| Exercise material |

______

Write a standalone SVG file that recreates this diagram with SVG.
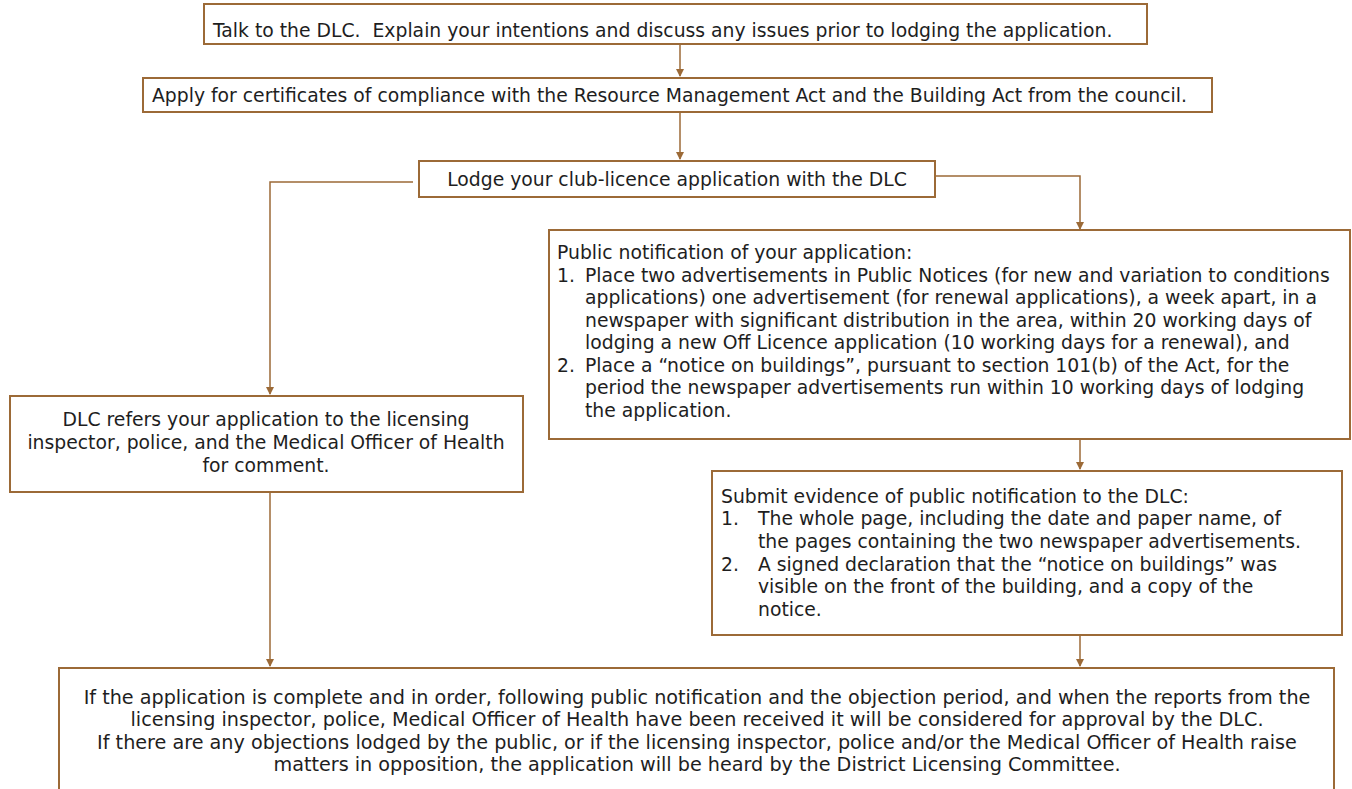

______

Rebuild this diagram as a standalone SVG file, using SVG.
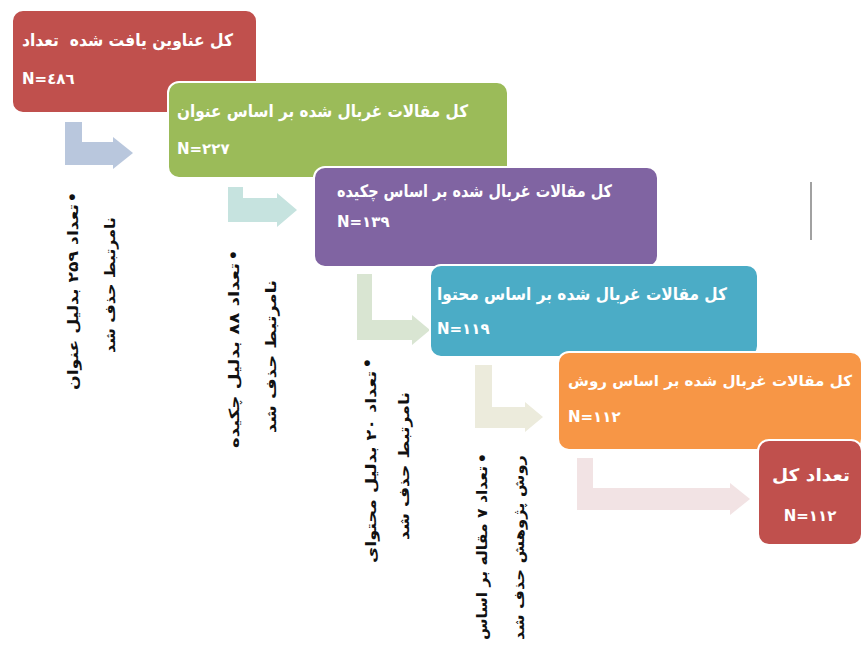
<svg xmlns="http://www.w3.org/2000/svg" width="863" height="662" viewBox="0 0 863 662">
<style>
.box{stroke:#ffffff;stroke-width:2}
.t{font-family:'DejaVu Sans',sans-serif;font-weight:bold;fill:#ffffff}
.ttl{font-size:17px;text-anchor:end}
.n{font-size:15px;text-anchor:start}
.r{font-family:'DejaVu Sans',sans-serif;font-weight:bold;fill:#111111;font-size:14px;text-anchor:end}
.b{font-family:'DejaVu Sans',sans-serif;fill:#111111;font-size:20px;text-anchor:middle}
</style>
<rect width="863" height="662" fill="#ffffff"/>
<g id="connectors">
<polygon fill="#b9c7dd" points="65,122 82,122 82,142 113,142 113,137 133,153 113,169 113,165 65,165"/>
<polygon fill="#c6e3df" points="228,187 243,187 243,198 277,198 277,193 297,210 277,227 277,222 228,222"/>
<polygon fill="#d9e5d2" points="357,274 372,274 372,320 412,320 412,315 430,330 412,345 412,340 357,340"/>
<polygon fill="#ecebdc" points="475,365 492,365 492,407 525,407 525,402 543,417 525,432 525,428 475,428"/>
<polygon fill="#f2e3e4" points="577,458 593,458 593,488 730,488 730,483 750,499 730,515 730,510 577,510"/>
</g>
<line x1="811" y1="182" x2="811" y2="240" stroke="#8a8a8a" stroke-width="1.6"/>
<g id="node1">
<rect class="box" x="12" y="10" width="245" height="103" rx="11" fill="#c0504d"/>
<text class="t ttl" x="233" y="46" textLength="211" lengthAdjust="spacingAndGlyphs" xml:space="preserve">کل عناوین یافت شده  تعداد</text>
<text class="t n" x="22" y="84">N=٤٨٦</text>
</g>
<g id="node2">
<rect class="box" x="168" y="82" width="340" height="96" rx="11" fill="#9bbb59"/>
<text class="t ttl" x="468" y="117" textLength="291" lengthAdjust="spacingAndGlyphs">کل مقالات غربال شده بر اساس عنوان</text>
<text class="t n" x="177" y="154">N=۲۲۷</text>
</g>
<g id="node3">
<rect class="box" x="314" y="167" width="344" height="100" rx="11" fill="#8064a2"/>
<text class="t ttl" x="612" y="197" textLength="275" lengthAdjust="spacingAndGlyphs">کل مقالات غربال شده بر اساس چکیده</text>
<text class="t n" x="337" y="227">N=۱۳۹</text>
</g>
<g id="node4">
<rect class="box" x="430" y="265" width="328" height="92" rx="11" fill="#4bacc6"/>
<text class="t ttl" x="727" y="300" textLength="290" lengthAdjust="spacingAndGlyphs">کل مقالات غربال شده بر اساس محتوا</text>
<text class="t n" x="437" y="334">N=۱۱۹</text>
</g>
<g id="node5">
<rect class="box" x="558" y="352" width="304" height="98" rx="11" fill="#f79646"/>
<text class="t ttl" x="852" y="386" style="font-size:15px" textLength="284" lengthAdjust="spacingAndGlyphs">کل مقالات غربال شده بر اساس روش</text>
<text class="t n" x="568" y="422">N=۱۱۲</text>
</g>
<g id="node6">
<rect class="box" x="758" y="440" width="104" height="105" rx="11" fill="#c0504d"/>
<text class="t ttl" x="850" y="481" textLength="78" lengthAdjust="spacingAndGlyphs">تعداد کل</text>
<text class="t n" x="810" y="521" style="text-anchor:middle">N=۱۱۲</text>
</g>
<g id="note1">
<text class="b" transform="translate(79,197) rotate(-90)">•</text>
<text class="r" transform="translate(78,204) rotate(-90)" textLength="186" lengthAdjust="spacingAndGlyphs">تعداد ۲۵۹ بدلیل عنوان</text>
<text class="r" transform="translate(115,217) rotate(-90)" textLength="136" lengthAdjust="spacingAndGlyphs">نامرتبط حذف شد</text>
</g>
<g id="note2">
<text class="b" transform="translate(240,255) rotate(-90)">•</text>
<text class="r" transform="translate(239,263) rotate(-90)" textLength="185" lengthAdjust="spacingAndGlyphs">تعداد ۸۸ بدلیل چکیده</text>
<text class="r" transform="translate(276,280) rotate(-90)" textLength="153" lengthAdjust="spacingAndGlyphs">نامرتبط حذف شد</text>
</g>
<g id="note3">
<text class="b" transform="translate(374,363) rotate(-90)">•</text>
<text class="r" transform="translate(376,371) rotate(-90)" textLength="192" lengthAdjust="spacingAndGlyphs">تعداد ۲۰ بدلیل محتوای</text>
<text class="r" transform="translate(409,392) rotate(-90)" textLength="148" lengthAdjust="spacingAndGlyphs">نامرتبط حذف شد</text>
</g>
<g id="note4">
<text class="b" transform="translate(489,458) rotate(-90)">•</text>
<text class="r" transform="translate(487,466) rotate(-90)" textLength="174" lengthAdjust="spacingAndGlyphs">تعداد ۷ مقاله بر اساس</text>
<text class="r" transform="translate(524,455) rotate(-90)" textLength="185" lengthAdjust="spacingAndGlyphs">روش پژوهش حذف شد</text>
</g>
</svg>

______

| Exercise goal |
For the listing above, identify each line bearing "this".

| Solution |
Write a standalone SVG file that recreates this diagram with SVG.
Rebuild this diagram as a standalone SVG file, using SVG.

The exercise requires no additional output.